The breadth d of the magnetic pole 54 of the dies set 5 is selected as small as possible, and coil windings 55 are fitted uniformly as shown in FIG. 5. Then, a magnetic flux density distribution results between the adjacent magnetic poles 54, 54', having a peak of N pole located at the breadthwise center of the magnetic pole 54 and a peak of S pole located at the breadthwise center of the adjacent magnetic pole 54' and is continuously linear between the adjacent poles, as shown in FIG. 6.

When the peripheral surface of a cylindrical columnar magnet made of Ba ferrite is magnetized by means of a dies set having a construction as stated above, magnetic poles of the columnar magnet are formed at portions thereof corresponding to the magnetic poles of the dies set, so as to exhibit a distribution of radial component of magnetic flux density Br as shown in FIG. 7. The tangential component B.theta. of the magnetic flux is lagged behind the radial component Br by a quarter wave length.

A cylindrical columnar magnet of 28 mm dia. can have 4 to 10 magnetic poles representing the substantially isoscele or isosceles triangular pattern of distribution of magnetic flux density as shown in FIG. 7, when the breadth d of the magnetic pole 54 of the dies set 5 is selected to be 3 mm or smaller.

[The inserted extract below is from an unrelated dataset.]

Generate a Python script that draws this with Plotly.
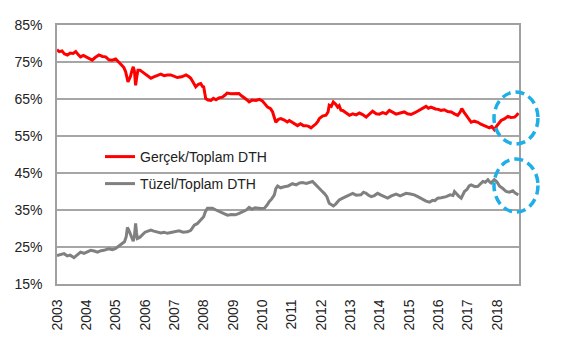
import plotly.graph_objects as go

# ---- data (decimal year, percent) ----
red_t = [2003.00,2003.08,2003.17,2003.25,2003.35,2003.45,2003.55,2003.64,2003.72,2003.80,2003.90,
         2004.00,2004.10,2004.20,2004.30,2004.43,2004.55,2004.66,2004.77,2004.88,
         2005.00,2005.10,2005.20,2005.28,2005.34,2005.42,2005.47,2005.50,2005.56,2005.60,2005.64,2005.68,2005.72,2005.76,2005.83,2005.90,
         2006.00,2006.10,2006.20,2006.30,2006.42,2006.54,2006.65,2006.76,2006.88,
         2007.00,2007.10,2007.25,2007.40,2007.50,2007.56,2007.65,2007.73,2007.82,2007.90,2007.96,
         2008.00,2008.04,2008.07,2008.15,2008.25,2008.33,2008.42,2008.52,2008.64,2008.72,2008.80,2008.92,
         2009.05,2009.20,2009.30,2009.38,2009.47,2009.55,2009.65,2009.78,2009.90,
         2010.00,2010.10,2010.18,2010.28,2010.35,2010.40,2010.46,2010.55,2010.63,2010.75,2010.85,2010.92,
         2011.05,2011.20,2011.30,2011.40,2011.49,2011.58,2011.66,2011.75,2011.83,2011.90,2011.94,
         2012.05,2012.17,2012.24,2012.28,2012.35,2012.42,2012.50,2012.57,2012.62,2012.68,2012.74,2012.85,2012.97,
         2013.08,2013.20,2013.31,2013.42,2013.54,2013.65,2013.76,2013.88,2013.99,
         2014.10,2014.22,2014.33,2014.45,2014.56,2014.70,2014.84,2014.95,
         2015.07,2015.20,2015.35,2015.47,2015.58,2015.66,2015.75,2015.90,
         2016.00,2016.09,2016.20,2016.32,2016.44,2016.55,2016.66,2016.74,2016.80,2016.88,2016.95,
         2017.04,2017.12,2017.22,2017.35,2017.45,2017.57,2017.65,2017.74,2017.82,2017.91,
         2018.00,2018.07,2018.14,2018.25,2018.37,2018.47,2018.60,2018.67,2018.73]
red_v = [78.3,77.8,78.0,77.2,76.9,77.4,77.3,77.8,77.0,76.4,76.8,
         76.4,76.0,75.5,76.2,76.9,76.5,76.4,75.6,75.5,
         75.8,75.1,74.2,73.5,72.4,69.6,70.4,71.0,72.8,73.7,72.5,68.7,71.0,72.8,72.8,72.4,
         71.6,71.2,70.6,71.0,71.4,71.7,71.3,71.5,71.5,
         71.0,70.8,71.0,71.5,71.0,70.6,69.4,68.3,69.0,69.2,68.4,
         68.3,66.5,65.1,64.7,64.6,65.2,64.8,65.3,65.5,66.0,66.6,66.4,
         66.5,66.5,65.8,65.4,64.8,64.2,64.7,64.6,64.9,
         64.5,63.6,62.8,62.4,61.5,60.2,58.7,59.5,59.7,59.3,58.8,59.2,
         58.6,57.8,58.3,57.8,57.8,57.6,57.2,57.7,58.3,59.0,59.7,
         60.4,60.6,61.5,63.3,63.0,64.2,63.6,62.8,63.2,62.0,61.9,61.2,60.6,
         61.0,60.7,61.2,60.8,60.1,61.0,61.7,61.0,60.9,
         61.3,61.0,61.9,61.4,60.9,61.2,61.5,61.0,
         60.8,61.3,61.9,62.4,63.0,62.5,62.8,62.3,
         62.2,61.9,62.1,61.6,61.5,61.0,60.6,61.4,62.4,61.4,60.6,
         59.7,58.7,59.0,58.7,58.2,57.8,57.4,57.2,57.6,56.7,
         57.8,58.6,59.2,59.6,60.3,60.0,60.1,60.6,61.2]

gray_t = [2003.00,2003.10,2003.24,2003.35,2003.45,2003.58,2003.70,2003.80,2003.92,
          2004.04,2004.15,2004.27,2004.38,2004.50,2004.60,2004.75,2004.89,
          2005.00,2005.10,2005.20,2005.30,2005.36,2005.40,2005.45,2005.50,2005.55,2005.60,2005.64,2005.68,2005.71,2005.74,2005.82,2005.90,
          2006.00,2006.10,2006.20,2006.30,2006.42,2006.54,2006.65,2006.76,2006.88,
          2007.00,2007.16,2007.30,2007.45,2007.56,2007.68,2007.78,2007.90,2007.96,
          2008.00,2008.06,2008.13,2008.19,2008.30,2008.42,2008.55,2008.68,2008.81,2008.95,
          2009.08,2009.21,2009.35,2009.45,2009.55,2009.65,2009.75,2009.84,2009.95,
          2010.07,2010.15,2010.24,2010.32,2010.41,2010.46,2010.52,2010.62,2010.75,2010.88,
          2011.03,2011.15,2011.27,2011.37,2011.50,2011.60,2011.71,2011.80,2011.87,2011.94,
          2012.02,2012.11,2012.20,2012.28,2012.35,2012.42,2012.50,2012.62,2012.74,2012.85,2012.97,
          2013.08,2013.20,2013.36,2013.45,2013.54,2013.62,2013.71,2013.82,2013.93,
          2014.05,2014.16,2014.27,2014.40,2014.56,2014.70,2014.80,2014.90,
          2015.05,2015.18,2015.30,2015.40,2015.47,2015.58,2015.70,2015.80,2015.88,2015.98,
          2016.10,2016.27,2016.40,2016.50,2016.55,2016.62,2016.70,2016.78,2016.84,2016.89,2016.98,
          2017.05,2017.12,2017.25,2017.35,2017.45,2017.52,2017.60,2017.69,2017.75,2017.80,2017.86,2017.91,
          2018.00,2018.09,2018.20,2018.31,2018.42,2018.54,2018.62,2018.73]
gray_v = [22.7,22.9,23.2,22.6,22.8,22.1,23.0,23.6,23.3,
          23.8,24.1,23.9,23.6,24.0,24.1,24.5,24.3,
          24.6,25.2,25.8,26.4,27.8,30.3,29.5,28.6,27.6,26.6,28.0,31.4,29.0,27.3,27.6,28.2,
          29.0,29.3,29.6,29.3,29.0,28.8,29.0,28.7,28.9,
          29.2,29.4,29.0,29.1,29.5,30.9,31.3,32.3,32.6,
          33.2,34.6,35.5,35.5,35.5,35.0,34.6,34.0,33.6,33.8,
          33.7,34.1,34.6,35.0,35.7,35.2,35.6,35.5,35.4,
          35.5,36.2,37.3,38.0,39.1,40.8,41.5,41.0,41.3,41.5,
          42.1,41.8,42.3,42.4,42.2,42.5,42.7,42.0,41.5,40.9,
          40.2,39.5,38.6,36.8,36.5,36.1,36.6,37.7,38.2,38.6,39.2,
          39.5,39.0,39.1,39.8,39.5,39.0,38.6,38.9,39.5,
          39.0,38.6,38.2,38.8,39.3,38.8,39.2,39.5,
          39.3,39.1,38.6,38.2,37.7,37.4,37.1,37.6,37.5,38.2,
          38.3,38.6,39.1,38.9,40.0,39.3,38.7,38.2,39.2,40.0,40.6,
          41.5,41.8,41.3,41.4,42.3,42.7,42.5,43.2,42.6,42.3,42.8,43.2,
          42.6,41.4,40.8,40.0,39.8,40.2,39.6,39.1]

year_ticks = list(range(2003, 2019))
year_labels = [str(y) for y in year_ticks]
pct_ticks = [15, 25, 35, 45, 55, 65, 75, 85]
pct_labels = [f"{p}%" for p in pct_ticks]

FONT = "Liberation Sans, Arial, sans-serif"

fig = go.Figure()
fig.add_trace(go.Scatter(x=red_t, y=red_v, mode="lines", name="Gerçek/Toplam DTH",
                         line=dict(color="#ff0000", width=3), legend="legend"))
fig.add_trace(go.Scatter(x=gray_t, y=gray_v, mode="lines", name="Tüzel/Toplam DTH",
                         line=dict(color="#808080", width=3), legend="legend2"))

L, R, T, B = 57, 53, 25, 58
W, H = 572, 342
pw, ph = W - L - R, H - T - B

def px(xp):
    return (xp - L) / pw

def py(yp):
    return (H - B - yp) / ph

circ = dict(color="#1eaee8", width=3.5, dash="9px,5px")
fig.add_shape(type="circle", xref="paper", yref="paper",
              x0=px(494), x1=px(538), y0=py(144), y1=py(92), line=circ, layer="above")
fig.add_shape(type="circle", xref="paper", yref="paper",
              x0=px(494), x1=px(538), y0=py(212), y1=py(159), line=circ, layer="above")

fig.update_layout(
    width=W, height=H,
    margin=dict(l=L, r=R, t=T, b=B),
    paper_bgcolor="white", plot_bgcolor="white",
    font=dict(family=FONT, size=14, color="#222222"),
    showlegend=True,
    legend=dict(x=px(100), y=py(157), xanchor="left", yanchor="middle",
                bgcolor="rgba(0,0,0,0)", font=dict(size=14), itemwidth=30),
    legend2=dict(x=px(100), y=py(184), xanchor="left", yanchor="middle",
                 bgcolor="rgba(0,0,0,0)", font=dict(size=14), itemwidth=30),
    xaxis=dict(range=[2003, 2018.75], tickmode="array", tickvals=year_ticks,
               ticktext=year_labels, tickangle=-90, showgrid=False,
               showline=True, linecolor="#a0a0a0", linewidth=1.5, mirror=True,
               ticks="", zeroline=False, ticklabelstandoff=8),
    yaxis=dict(range=[15, 85], tickmode="array", tickvals=pct_ticks,
               ticktext=pct_labels, showgrid=True, gridcolor="#a6a6a6", gridwidth=1.5,
               showline=True, linecolor="#a0a0a0", linewidth=1.5, mirror=True,
               ticks="", zeroline=False, ticklabelstandoff=10),
)

fig.write_html("out.html")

A dies having above described construction was prepared, to have a number of turns of coil, in each groove, of 4 to 5 turns/cm and a resistance of coil of less than 0.4 .OMEGA.. The dies set was connected to a D.C. power source of capacitor charging and discharging type. An isotropic Ba ferrite cylindrical columnar magnet material was put in the dies set and kept under the influence of a magnetic field of an intensity of 5000 to 7000 Oe given by the magnetizing current of 1000 to 5000 A, so as to impart 8 magnetic poles to the peripheral surface of the cylindrical columnar magnet.

The magnetized magnet was then assembled with a shell of 32 mm dia. to form a developing roll.

The broken line curve B of FIG. 8 shows the circumferential distribution of the magnetic attracting force over the peripheral surface of the shell. The ratio Fmax/Fmin of variation of attracting force was observed to be as low as 1.04.

This developing roll was then incorporated in an electrophotographic copying machine which employs a developer of particle size of about 10 microns for a test development.

The resulting hard copy was developed highly uniformly or evenly, to such an extent as could never be expected from the conventional developing apparatus.

It has also proved that the thinner the magnetic developer on the shell gets, the more remarkable the advantage of the invention becomes.

Having described the invention with specific reference to an illustrated embodiment, it is to be noted here that the described embodiment is not exclusive, and various changes and modifications may be imparted thereto without departing from the scope of the invention which is delimited solely by the appended claims.

Claims

1. A structure of dies set for magnetizing the cylindrical surface of a columnar magnet, the structure comprising:

a plurality of axially extending and circumferentially disposed magnetic poles defining at their radially inner ends a through-bore for receiving a columnar permanent magnet material to be magnetized, said inner ends being located in close proximity to the outer cylindrical surface of said columnar permanent magnet material received by said through-bore; and

means for generating a triangular magnetic flux distribution having its peak value for each pole at the center of the magnetic pole and a continuously linear wave form between the adjacent poles.

2. The structure of dies set as set forth in claim 1, wherein each of said grooves is fully filled with said coil winding.

3. The structure of dies set as claimed in claim 1, wherein the circumferential breadth of each of said magnetic poles falls within a range of between 0.16 to 0.5 times that of said groove.

4. The structure as set forth in claim 1, wherein said means for generating includes coil windings received in each groove formed between the adjacent magnetic poles.